Com a separação do fornecimento de frota, o transporte público se aproxima de modelos como o da Uber, que não possui carros. Cabe a cada motorista arrumar um veículo que atenda a certos padrões, mas ele tampouco precisa ser o dono. Muitas vezes, os condutores de apps usam carros de locadoras ou de startups. Mas os passageiros nem pensam nisso: o importante é que o carro, ou o ônibus, chegue logo.
“O transporte público perde muitos passageiros por conta da falta de qualidade”, comenta Cristina Albuquerque, gerente de Mobilidade Urbana do instituto WRI Brasil. “E como aqui os operadores são donos das frotas, é muito difícil trocar ou rescindir esses contratos, sob risco de ficar sem o serviço.”
Para Francisco Christovam, assessor especial do SPUrbanuss, sindicato das viações paulistanas, esse tipo de mudança deve atrair mais competidores para o negócio, mas ele duvida que prosperem. “Virão muitos amadores, e operar ônibus em uma cidade como São Paulo é para profissionais”, diz.
Ele ressalta que faltam corredores e faixas de ônibus na cidade, o que agiliza as viagens e permite otimizar a capacidade dos ônibus, e que a prefeitura da cidade às vezes atrasa pagamentos. “No começo da gestão João Doria [2017], um repasse de R$ 300 milhões foi adiado e pago só no ano seguinte, em dez parcelas sem correção”, reclama.
A cidade de São Paulo levou anos para concluir a licitação do serviço de ônibus, mas praticamente não houve concorrência e, em 2019, os mesmos operadores ganharam o direito de atuar por mais 15 anos, até 2034.
“Para melhorar a qualidade do serviço, é preciso que as empresas e os governos trabalhem em parceria, e não que as prefeituras pensem apenas em aplicar multas.

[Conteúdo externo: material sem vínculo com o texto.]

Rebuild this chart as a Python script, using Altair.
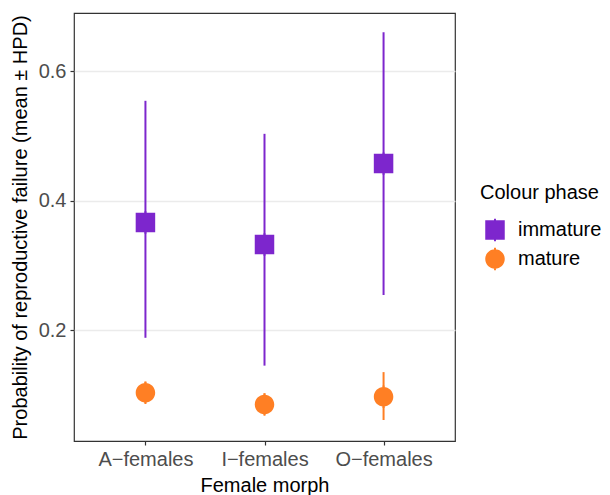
import altair as alt
import pandas as pd

morphs = ["A\u2212females", "I\u2212females", "O\u2212females"]
phases = ["immature", "mature"]

imm_mean = [0.366, 0.332, 0.457]
imm_low = [0.188, 0.145, 0.254]
imm_high = [0.554, 0.503, 0.660]

mat_mean = [0.103, 0.085, 0.097]
mat_low = [0.087, 0.069, 0.061]
mat_high = [0.120, 0.102, 0.135]

rows = []
for i, m in enumerate(morphs):
    rows.append({"morph": m, "phase": "immature", "mean": imm_mean[i], "low": imm_low[i], "high": imm_high[i]})
    rows.append({"morph": m, "phase": "mature", "mean": mat_mean[i], "low": mat_low[i], "high": mat_high[i]})
df = pd.DataFrame(rows)

FONT = "Liberation Sans"
colors = ["#7D26CD", "#FF7F24"]
square_path = "M-1,-1 H1 V1 H-1 Z M-0.1,-1.15 H0.1 V1.15 H-0.1 Z"
circle_path = "M1,0 A1,1 0 1,1 -1,0 A1,1 0 1,1 1,0 Z M-0.1,-1.15 H0.1 V1.15 H-0.1 Z"

legend = alt.Legend(title="Colour phase", orient="none", legendX=406, legendY=170)

x_enc = alt.X("morph:N", sort=morphs, scale=alt.Scale(type="point", padding=0.6),
              axis=alt.Axis(title="Female morph", labelAngle=0, grid=False))
y_scale = alt.Scale(domain=[0.0286, 0.6896], nice=False, zero=False)

color_enc = alt.Color("phase:N", sort=phases, scale=alt.Scale(domain=phases, range=colors), legend=legend)
shape_enc = alt.Shape("phase:N", sort=phases, scale=alt.Scale(domain=phases, range=[square_path, circle_path]),
                      legend=legend)

rules = alt.Chart(df).mark_rule(strokeWidth=2).encode(
    x=x_enc,
    y=alt.Y("low:Q", scale=y_scale,
            axis=alt.Axis(title="Probability of reproductive failure (mean \u00b1 HPD)",
                          values=[0.2, 0.4, 0.6], format=".1f")),
    y2="high:Q",
    color=color_enc,
)

points = alt.Chart(df).mark_point(filled=True, size=380, opacity=1, strokeWidth=0).encode(
    x=x_enc,
    y=alt.Y("mean:Q", scale=y_scale),
    color=color_enc,
    shape=shape_enc,
)

chart = alt.layer(rules, points).properties(
    width=381, height=428,
    autosize=alt.AutoSizeParams(type="none"),
    padding={"left": 66, "top": 5, "right": 147, "bottom": 62},
).configure_view(
    stroke="#333333", strokeWidth=1.2
).configure_axis(
    labelFont=FONT, titleFont=FONT, labelFontSize=20, titleFontSize=20,
    labelColor="#4D4D4D", titleColor="#000000", titleFontWeight="normal",
    domain=False, tickColor="#333333", tickSize=4, tickWidth=1.2,
    gridColor="#EBEBEB", gridWidth=1.4, labelPadding=4,
).configure_axisY(
    titlePadding=8,
).configure_axisX(
    titlePadding=6,
).configure_legend(
    titleFont=FONT, labelFont=FONT, titleFontSize=20, labelFontSize=20,
    titleColor="#000000", labelColor="#000000", titleFontWeight="normal",
    symbolSize=380, symbolStrokeWidth=0, symbolOffset=5, labelOffset=13, rowPadding=5,
    titlePadding=17, padding=0,
)

chart.save("out.html", embed_options={"renderer": "svg", "actions": False})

E que também não mudem de ideia de forma radical a cada gestão. Já testamos muitos combustíveis, como gás, biodiesel, e os programas foram interrompidos”, comenta.
Christovam avalia que não falta financiamento para a compra de ônibus no Brasil, mas aponta que muitas viações quebraram nos últimos meses por conta da pandemia. “Na maioria das cidades do país, as empresas precisam se manter só com as tarifas. Conforme muita gente ficou em casa, a demanda caiu até 80%. Foi preciso manter 100% da frota com 20% da remuneração. Era insustentável”, disse.
“No Chile e na Colômbia, a resistência de quem já está no sistema foi o principal entrave para mudar o modelo de contrato”. avalia Alburquerque, do WRI. “A ideia desse novo modelo é quebrar um ciclo vicioso, no qual a gente fica sempre com os mesmos operadores. É raro ver empresas de uma cidade do Brasil operando em outras regiões”, comenta.